§ **Exercise aim**:
Leave the pictures out and quote every line from the start of the listing to the line with "from plotly.subplots import make_subplots", inclusive.

§ **Information supplied**:
>> BEGIN
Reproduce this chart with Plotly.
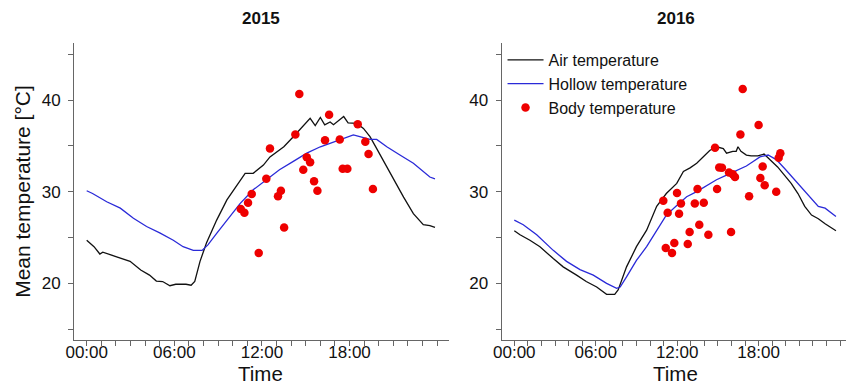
import plotly.graph_objects as go
from plotly.subplots import make_subplots

# ---- 2015 -------------------------------------------------------------
air15_h = [0, 0.5, 0.9, 1.1, 2.05, 2.97, 3.7, 4.3, 4.77, 5.2, 5.7, 6.1, 6.8, 7.15, 7.4,
           7.76, 8.2, 8.9, 9.6, 10.3, 10.85, 11.4, 12.1, 12.55, 13.5, 14.15, 14.8, 15.3,
           15.65, 16.0, 16.3, 16.67, 16.9, 17.6, 17.9, 18.5, 18.95, 19.4, 19.86, 20.55,
           21.2, 21.7, 22.37, 23.05, 23.5, 23.85]
air15_t = [24.7, 24.0, 23.2, 23.4, 22.9, 22.4, 21.45, 20.9, 20.25, 20.2, 19.74, 19.9, 19.9,
           19.8, 20.2, 22.4, 24.4, 26.9, 29.1, 30.7, 32.0, 32.0, 32.9, 33.8, 34.9, 36.0,
           37.2, 38.0, 37.2, 38.1, 37.3, 37.6, 37.3, 38.2, 37.5, 37.45, 36.9, 36.0, 34.7,
           32.7, 30.7, 29.4, 27.6, 26.4, 26.3, 26.1]

hollow15_h = [0, 0.4, 1.37, 2.3, 3.2, 4.1, 5.0, 5.93, 6.6, 7.3, 7.9, 8.3, 8.9, 9.6, 10.5,
              11.4, 12.3, 13.2, 14.15, 15.07, 16.0, 16.9, 17.8, 18.26, 18.7, 19.4, 19.86,
              20.55, 21.45, 22.37, 23.5, 23.85]
hollow15_t = [30.1, 29.8, 28.9, 28.2, 27.1, 26.2, 25.5, 24.7, 24.0, 23.6, 23.6, 24.2, 25.45,
              26.9, 28.7, 30.2, 31.3, 32.4, 33.3, 34.2, 34.9, 35.45, 36.0, 36.2, 36.0, 35.7,
              35.7, 34.9, 34.0, 33.1, 31.6, 31.4]

body15_h = [14.56, 16.6, 18.56, 14.29, 16.32, 17.33, 19.08, 12.55, 19.3, 15.07, 15.3, 14.83,
            17.53, 17.85, 12.3, 15.57, 15.8, 13.3, 19.6, 13.1, 11.3, 11.05, 10.55, 10.8,
            13.52, 11.78]
body15_t = [40.65, 38.4, 37.35, 36.25, 35.6, 35.7, 35.45, 34.7, 34.1, 33.75, 33.2, 32.4,
            32.5, 32.5, 31.4, 31.15, 30.1, 30.1, 30.3, 29.5, 29.75, 28.8, 28.1, 27.7,
            26.1, 23.3]

# ---- 2016 -------------------------------------------------------------
air16_h = [0, 0.42, 1.15, 1.89, 2.87, 3.6, 4.59, 5.3, 6.07, 6.8, 7.4, 7.66, 8.27, 9.0, 9.75,
           10.49, 11.2, 11.97, 12.46, 12.95, 13.44, 13.9, 14.4, 14.9, 15.4, 15.64, 16.1,
           16.35, 16.48, 16.7, 17.1, 17.45, 17.94, 18.4, 18.6, 18.9, 19.4, 19.9, 20.4,
           20.9, 21.4, 21.9, 22.4, 22.9, 23.7]
air16_t = [25.74, 25.3, 24.7, 24.0, 22.7, 21.8, 20.9, 20.2, 19.6, 18.8, 18.8, 19.3, 21.8,
           24.0, 25.8, 28.4, 29.8, 30.9, 32.2, 32.6, 33.1, 33.8, 34.5, 34.9, 34.7, 34.2,
           34.4, 34.4, 34.9, 34.4, 34.0, 33.9, 33.9, 34.1, 33.8, 33.45, 32.7, 31.8, 30.9,
           29.8, 28.4, 27.45, 27.05, 26.5, 25.74]

hollow16_h = [0, 0.66, 1.65, 2.87, 3.85, 4.84, 5.82, 6.8, 7.54, 7.8, 8.27, 9.0, 9.75, 10.5,
              11.2, 11.97, 12.7, 13.44, 14.2, 14.9, 15.64, 16.4, 17.1, 17.6, 18.1, 18.7,
              19.3, 19.9, 20.9, 21.65, 22.4, 22.9, 23.7]
hollow16_t = [26.9, 26.4, 25.3, 23.6, 22.4, 21.5, 20.9, 20.0, 19.45, 19.6, 20.7, 22.5, 24.0,
              25.8, 27.45, 28.5, 29.45, 30.0, 30.7, 31.3, 31.8, 32.3, 32.8, 33.3, 33.8,
              34.0, 33.5, 32.55, 30.9, 29.6, 28.4, 28.2, 27.3]

body16_h = [16.83, 18.0, 16.66, 14.79, 19.6, 19.48, 18.3, 15.1, 15.3, 15.82, 16.1, 16.26,
            18.13, 18.45, 19.3, 14.94, 17.3, 13.5, 11.99, 10.98, 12.28, 13.3, 13.96, 11.3,
            12.14, 13.63, 12.92, 14.3, 15.97, 11.79, 12.78, 11.16, 11.62]
body16_t = [41.2, 37.27, 36.25, 34.8, 34.2, 33.7, 32.75, 32.65, 32.6, 32.1, 31.9, 31.6,
            31.5, 30.7, 30.0, 30.3, 29.5, 30.3, 29.85, 29.0, 28.7, 28.7, 28.8, 27.7, 27.6,
            26.4, 25.6, 25.3, 25.6, 24.4, 24.3, 23.85, 23.3]

panel_titles = ["2015", "2016"]
tick_hours = [0, 6, 12, 18]
tick_text = ["00:00", "06:00", "12:00", "18:00"]
y_ticks = [20, 30, 40]

FONT = "Arial, Liberation Sans, sans-serif"
AIR = "#111111"
HOLLOW = "#2a2ad8"
BODY = "#ee0000"
AXIS = "#666666"
TEXT = "#111111"

fig = make_subplots(rows=1, cols=2)

panels = [
    (air15_h, air15_t, hollow15_h, hollow15_t, body15_h, body15_t),
    (air16_h, air16_t, hollow16_h, hollow16_t, body16_h, body16_t),
]
for i, (ah, at, hh, ht, bh, bh_t) in enumerate(panels):
    col = i + 1
    show = col == 2
    fig.add_trace(go.Scatter(x=ah, y=at, mode="lines", name="Air temperature",
                             line=dict(color=AIR, width=1.3), showlegend=show),
                  row=1, col=col)
    fig.add_trace(go.Scatter(x=hh, y=ht, mode="lines", name="Hollow temperature",
                             line=dict(color=HOLLOW, width=1.3), showlegend=show),
                  row=1, col=col)
    fig.add_trace(go.Scatter(x=bh, y=bh_t, mode="markers", name="Body temperature",
                             marker=dict(color=BODY, size=8.5), showlegend=show),
                  row=1, col=col)

axis_common = dict(showgrid=False, zeroline=False, showline=True, linecolor=AXIS,
                   linewidth=1, ticks="outside", ticklen=5, tickcolor=AXIS,
                   tickfont=dict(family=FONT, size=17, color=TEXT),
                   automargin=False)

x_ranges = [[-0.87, 24.81], [-0.93, 24.44]]
x_domains = [[0.08747, 0.53073], [0.5930, 1.0]]
for i in range(2):
    sfx = "" if i == 0 else "2"
    fig.layout["xaxis" + sfx].update(
        **axis_common, range=x_ranges[i], domain=x_domains[i],
        tickmode="array", tickvals=tick_hours, ticktext=tick_text,
        minor=dict(dtick=1, tick0=0, ticks="outside", ticklen=5, tickcolor=AXIS,
                   showgrid=False),
        ticklabelstandoff=-8,
    )
    fig.layout["yaxis" + sfx].update(
        **axis_common, range=[13.82, 46.22], domain=[0.11458, 0.88802],
        tickmode="array", tickvals=y_ticks,
        minor=dict(dtick=5, tick0=0, ticks="outside", ticklen=5, tickcolor=AXIS,
                   showgrid=False),
        ticklabelstandoff=4,
    )
fig.layout.yaxis.title = dict(text="Mean temperature [°C]",
                              font=dict(family=FONT, size=21, color=TEXT),
                              standoff=5)

# panel headings and x-axis titles
for txt, xc in zip(panel_titles, [0.3083, 0.7988]):
    fig.add_annotation(text="<b>" + txt + "</b>", x=xc, y=0.953, xref="paper",
                       yref="paper", xanchor="center", yanchor="middle",
                       showarrow=False, font=dict(family=FONT, size=17, color=TEXT))
for xc in [0.3082, 0.7990]:
    fig.add_annotation(text="Time", x=xc, y=-0.006, xref="paper", yref="paper",
                       xanchor="center", yanchor="bottom", showarrow=False,
                       borderpad=0, font=dict(family=FONT, size=20.5, color=TEXT))

fig.update_layout(
    width=846, height=384,
    margin=dict(l=0, r=0, t=0, b=0),
    paper_bgcolor="white", plot_bgcolor="white",
    font=dict(family=FONT, color=TEXT),
    legend=dict(x=0.594, y=0.888, xanchor="left", yanchor="top",
                bgcolor="rgba(0,0,0,0)", font=dict(family=FONT, size=16),
                tracegroupgap=0, itemwidth=36),
)

fig.write_html("out.html")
>> END
§ **Response for this exercise**:
Reproduce this chart with Plotly.
import plotly.graph_objects as go
from plotly.subplots import make_subplots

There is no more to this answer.